• **WHAT TO PRODUCE**:
Leave out the pictures, and write out exactly the lines from the beginning of the material to the line holding "ax = fig.add_axes([97", that line included, and nothing else.

• **PROVIDED DATA**:
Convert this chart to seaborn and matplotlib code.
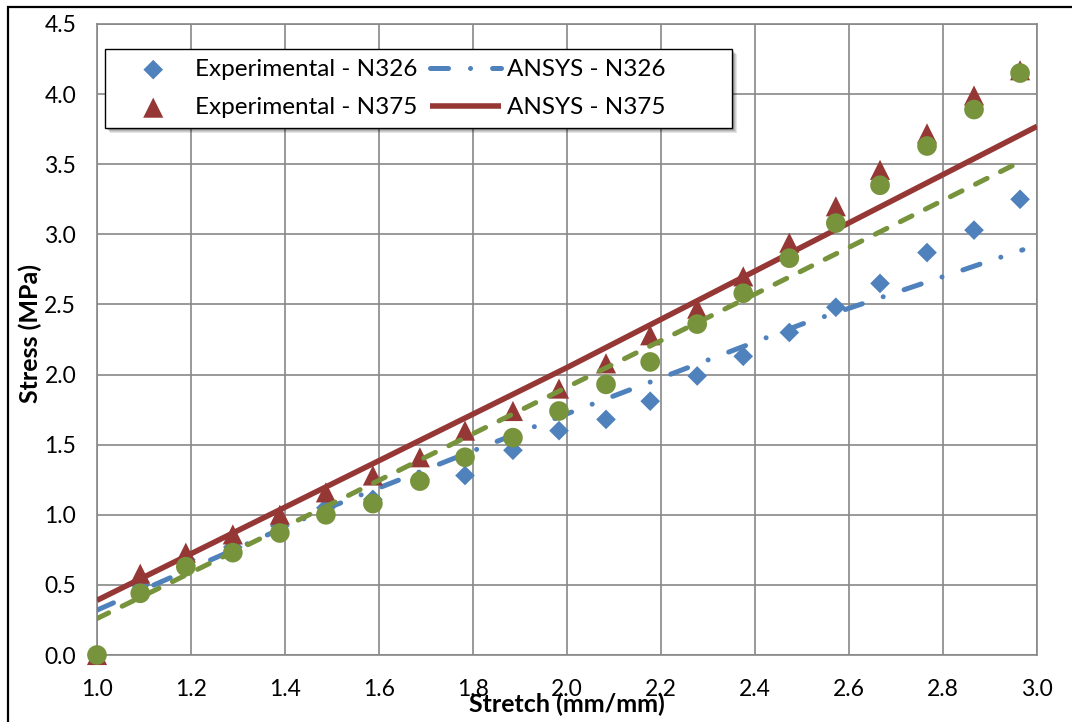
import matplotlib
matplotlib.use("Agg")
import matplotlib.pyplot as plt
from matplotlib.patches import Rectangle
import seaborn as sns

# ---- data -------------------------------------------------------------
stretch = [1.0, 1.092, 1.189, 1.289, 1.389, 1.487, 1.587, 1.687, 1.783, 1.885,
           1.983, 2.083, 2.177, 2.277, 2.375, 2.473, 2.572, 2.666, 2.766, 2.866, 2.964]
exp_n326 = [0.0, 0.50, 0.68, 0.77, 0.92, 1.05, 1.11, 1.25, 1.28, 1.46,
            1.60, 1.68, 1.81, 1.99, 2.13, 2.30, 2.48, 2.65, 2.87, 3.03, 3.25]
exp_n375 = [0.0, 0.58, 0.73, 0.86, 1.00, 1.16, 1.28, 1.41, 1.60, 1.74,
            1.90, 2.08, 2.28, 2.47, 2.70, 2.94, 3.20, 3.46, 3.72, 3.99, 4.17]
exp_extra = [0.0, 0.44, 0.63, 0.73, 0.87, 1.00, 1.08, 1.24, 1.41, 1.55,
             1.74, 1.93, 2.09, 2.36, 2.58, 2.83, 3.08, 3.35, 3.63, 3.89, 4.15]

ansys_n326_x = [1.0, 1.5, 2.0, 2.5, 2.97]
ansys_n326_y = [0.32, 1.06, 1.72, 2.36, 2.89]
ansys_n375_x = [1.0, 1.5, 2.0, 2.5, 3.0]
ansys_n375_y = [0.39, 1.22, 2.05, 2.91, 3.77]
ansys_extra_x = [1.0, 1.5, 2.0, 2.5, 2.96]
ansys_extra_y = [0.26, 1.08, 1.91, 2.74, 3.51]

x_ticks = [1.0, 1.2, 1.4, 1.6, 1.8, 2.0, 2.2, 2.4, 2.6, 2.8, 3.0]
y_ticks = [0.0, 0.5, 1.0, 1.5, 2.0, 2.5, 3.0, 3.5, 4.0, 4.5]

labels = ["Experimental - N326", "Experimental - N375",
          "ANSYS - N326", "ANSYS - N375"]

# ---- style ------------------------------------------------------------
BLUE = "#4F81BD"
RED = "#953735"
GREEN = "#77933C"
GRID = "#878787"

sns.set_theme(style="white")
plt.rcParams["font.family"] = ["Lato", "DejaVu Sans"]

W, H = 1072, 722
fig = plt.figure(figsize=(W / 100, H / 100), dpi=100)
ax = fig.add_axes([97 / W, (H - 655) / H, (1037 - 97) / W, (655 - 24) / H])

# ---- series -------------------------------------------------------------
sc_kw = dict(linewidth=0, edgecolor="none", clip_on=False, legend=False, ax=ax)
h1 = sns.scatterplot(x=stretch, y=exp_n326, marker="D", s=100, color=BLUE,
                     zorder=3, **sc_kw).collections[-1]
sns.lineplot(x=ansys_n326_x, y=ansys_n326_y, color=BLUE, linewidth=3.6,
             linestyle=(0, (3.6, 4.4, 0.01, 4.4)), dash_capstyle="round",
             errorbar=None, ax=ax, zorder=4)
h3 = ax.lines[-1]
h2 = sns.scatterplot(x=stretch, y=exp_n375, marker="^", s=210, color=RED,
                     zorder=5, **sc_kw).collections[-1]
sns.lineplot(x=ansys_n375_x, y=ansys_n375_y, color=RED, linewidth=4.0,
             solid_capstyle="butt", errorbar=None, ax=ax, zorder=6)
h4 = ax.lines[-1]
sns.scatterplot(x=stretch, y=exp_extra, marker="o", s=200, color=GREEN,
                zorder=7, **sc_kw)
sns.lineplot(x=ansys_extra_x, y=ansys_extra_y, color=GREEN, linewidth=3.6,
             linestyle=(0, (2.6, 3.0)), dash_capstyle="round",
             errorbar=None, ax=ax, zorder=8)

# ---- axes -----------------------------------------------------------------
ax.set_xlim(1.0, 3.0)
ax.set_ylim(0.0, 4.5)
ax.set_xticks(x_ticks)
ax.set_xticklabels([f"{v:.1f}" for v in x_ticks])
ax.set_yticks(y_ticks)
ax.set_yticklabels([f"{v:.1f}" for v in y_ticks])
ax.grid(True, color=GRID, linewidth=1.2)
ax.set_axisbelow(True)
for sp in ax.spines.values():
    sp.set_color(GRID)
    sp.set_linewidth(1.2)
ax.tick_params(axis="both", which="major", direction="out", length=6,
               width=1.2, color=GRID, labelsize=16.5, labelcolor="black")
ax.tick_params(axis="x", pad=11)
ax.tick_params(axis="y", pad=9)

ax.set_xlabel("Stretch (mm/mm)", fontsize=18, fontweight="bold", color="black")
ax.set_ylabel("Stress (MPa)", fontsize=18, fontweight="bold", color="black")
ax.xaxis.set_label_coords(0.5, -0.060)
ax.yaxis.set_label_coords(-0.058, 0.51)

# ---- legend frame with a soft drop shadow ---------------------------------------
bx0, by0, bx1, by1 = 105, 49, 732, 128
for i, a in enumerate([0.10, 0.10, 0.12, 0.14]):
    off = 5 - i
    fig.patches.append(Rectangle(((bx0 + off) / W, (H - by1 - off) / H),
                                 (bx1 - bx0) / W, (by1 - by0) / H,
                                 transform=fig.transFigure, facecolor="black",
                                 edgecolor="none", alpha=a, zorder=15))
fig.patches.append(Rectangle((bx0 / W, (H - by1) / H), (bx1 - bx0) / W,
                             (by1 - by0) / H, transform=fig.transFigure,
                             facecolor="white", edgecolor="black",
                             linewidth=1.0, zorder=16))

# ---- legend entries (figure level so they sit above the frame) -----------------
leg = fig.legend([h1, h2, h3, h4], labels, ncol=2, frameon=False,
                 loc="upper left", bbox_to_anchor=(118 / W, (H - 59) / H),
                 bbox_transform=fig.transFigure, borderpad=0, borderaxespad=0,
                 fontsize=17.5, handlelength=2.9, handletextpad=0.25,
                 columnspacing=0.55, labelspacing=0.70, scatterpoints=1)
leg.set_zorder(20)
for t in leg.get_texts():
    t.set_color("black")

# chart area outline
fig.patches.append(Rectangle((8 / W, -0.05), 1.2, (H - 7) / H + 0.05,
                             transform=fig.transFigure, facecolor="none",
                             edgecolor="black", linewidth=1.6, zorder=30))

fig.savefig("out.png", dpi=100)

• **OUTPUT**:
Convert this chart to seaborn and matplotlib code.
import matplotlib
matplotlib.use("Agg")
import matplotlib.pyplot as plt
from matplotlib.patches import Rectangle
import seaborn as sns

# ---- data -------------------------------------------------------------
stretch = [1.0, 1.092, 1.189, 1.289, 1.389, 1.487, 1.587, 1.687, 1.783, 1.885,
           1.983, 2.083, 2.177, 2.277, 2.375, 2.473, 2.572, 2.666, 2.766, 2.866, 2.964]
exp_n326 = [0.0, 0.50, 0.68, 0.77, 0.92, 1.05, 1.11, 1.25, 1.28, 1.46,
            1.60, 1.68, 1.81, 1.99, 2.13, 2.30, 2.48, 2.65, 2.87, 3.03, 3.25]
exp_n375 = [0.0, 0.58, 0.73, 0.86, 1.00, 1.16, 1.28, 1.41, 1.60, 1.74,
            1.90, 2.08, 2.28, 2.47, 2.70, 2.94, 3.20, 3.46, 3.72, 3.99, 4.17]
exp_extra = [0.0, 0.44, 0.63, 0.73, 0.87, 1.00, 1.08, 1.24, 1.41, 1.55,
             1.74, 1.93, 2.09, 2.36, 2.58, 2.83, 3.08, 3.35, 3.63, 3.89, 4.15]

ansys_n326_x = [1.0, 1.5, 2.0, 2.5, 2.97]
ansys_n326_y = [0.32, 1.06, 1.72, 2.36, 2.89]
ansys_n375_x = [1.0, 1.5, 2.0, 2.5, 3.0]
ansys_n375_y = [0.39, 1.22, 2.05, 2.91, 3.77]
ansys_extra_x = [1.0, 1.5, 2.0, 2.5, 2.96]
ansys_extra_y = [0.26, 1.08, 1.91, 2.74, 3.51]

x_ticks = [1.0, 1.2, 1.4, 1.6, 1.8, 2.0, 2.2, 2.4, 2.6, 2.8, 3.0]
y_ticks = [0.0, 0.5, 1.0, 1.5, 2.0, 2.5, 3.0, 3.5, 4.0, 4.5]

labels = ["Experimental - N326", "Experimental - N375",
          "ANSYS - N326", "ANSYS - N375"]

# ---- style ------------------------------------------------------------
BLUE = "#4F81BD"
RED = "#953735"
GREEN = "#77933C"
GRID = "#878787"

sns.set_theme(style="white")
plt.rcParams["font.family"] = ["Lato", "DejaVu Sans"]

W, H = 1072, 722
fig = plt.figure(figsize=(W / 100, H / 100), dpi=100)
ax = fig.add_axes([97 / W, (H - 655) / H, (1037 - 97) / W, (655 - 24) / H])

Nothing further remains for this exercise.